Yet the novelties of the evening did not stop there; under Raphaël Pichon, Mozart’s familiar score rang out as new, as fresh, and as lithe as one could never hope to hear it.

Pichon’s take is concise but pensive, detailed but unsentimental. From the breakneck impetus of the overture, the high strings glowed with a colorful ebullience, the reeds were rich and plangent, and brass shone through with muscle and refinement. But the pallet was deployed in good measure with subtle, unexpected uses of rubato highlighting multipart orchestrations undergirding the vocal lines.

Even the secco recitatives felt new and exciting, played as they were on fortepiano with Ronan Khalil’s light touch. With clean, almost surgical incisions into the score, Pinchon’s happy vivisection of Figaro yielded a performance uncommonly alert and unusually alive.

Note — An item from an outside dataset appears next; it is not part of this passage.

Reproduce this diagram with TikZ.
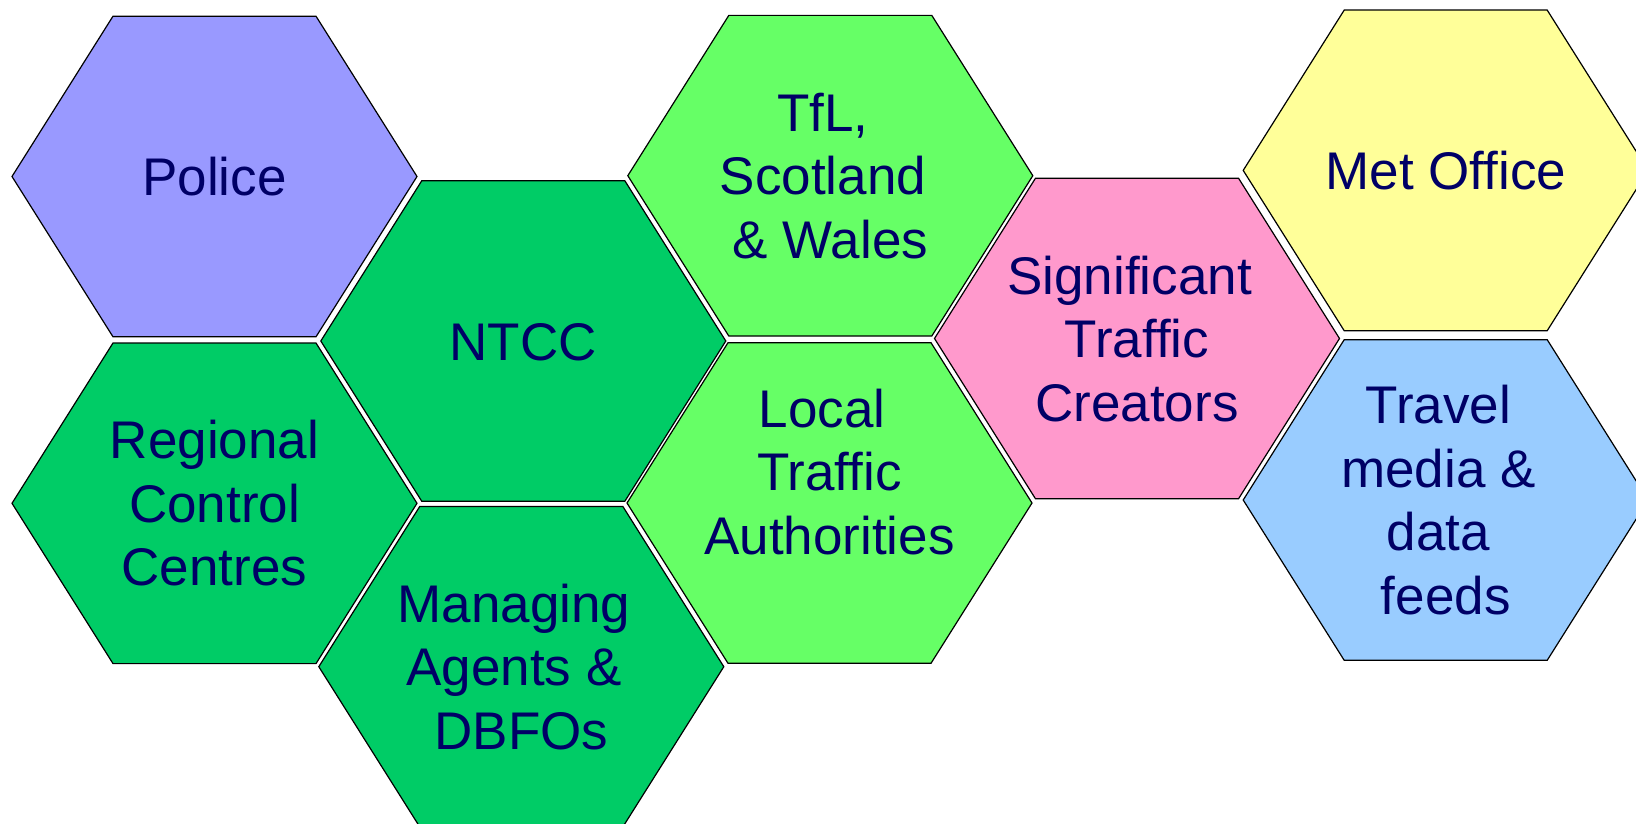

This was aided and abetted by James Darrah’s lucid direction. While most may know him for more avant-garde interventions, this period-dress semi-staging unwrapped Mozart and DaPonte’s intricate farse with more ease, clarity, and depth of characterization than many out-and-out productions do.

Ease, clarity, and depth of characterization could just as easily describe Ying Fang’s Susanna. Her silky soprano has taken on an even greater richness since I last heard her in 2017 and its sweetness and ease spans her entire range. She’s also a spunky actress and her take on the role was as smart as it was domineering.

The Figaro of Polish bass Krzysztof Bazyk was congenial and technically strong, with arrestingly solid breath control, but he was more “basso” than “cantante” and his conventional Slavic timbre, with its taut sound and even, icy resonances, only occasionally gave way to a more supple baritone range. His is a more mature voice than Figaro calls for, though his high-spirited acting offered a helpful balance.

If Cody Quattlebaum sought a similar balance, it proved more elusive. In certain moments, his take on the predatory Count Almaviva was truly swoon-inducing with its pianissimo sweetness. But more often, the role was semi-declaimed with a particularly roughshod fervor that sounded out-of-place (and, eventually, tiresome) in an otherwise meticulously measured performance.

As the Contessa, Jacquelyn Stucker presents a unique case; she has a sumptuous voice with low notes that seem to bob up from nowhere, and she’s a potent actress with a regal bearing and expressive eyes. But whether from nerves or a lack of authority with the material, her interpretative fingerprint is faint.

Occasionally, though, her capacities coalesced to form something truly showstopping: “Dove sono,” held aloft by the orchestra’s feather-light support and accented with tasteful ornaments, was an especially delicate moment.

Mezzo Paula Murrihy put her grainy, high-set mezzo to use as Cherubino with a vigorous “Non so più” that settled into a touching (and musically suggestive) conclusion. Scott Conner delivered laughs as Bartolo and Antonio, Maya Kherani was an unusually plaintive Barbarina, and Mary Ann McCormick was a patchy Marcellina.

Zachary Wilder, fey and fabulous, did the bulk of the comic heavy lifting as Don Basilio & Curzio. And it was a particular treat to hear Basilio’s often-cut aria, especially when performed with such precision and zeal as it was on Thursday.

It’s a rare and wonderful gift to feel like you are hearing a familiar score for the first time; Pinchon’s palpable leadership of the soloists and orchestra, as well as a crisp and exacting Handel and Haydn Society Chorus, offered just that. With just one week before Thanksgiving, this performance was something to truly be grateful for.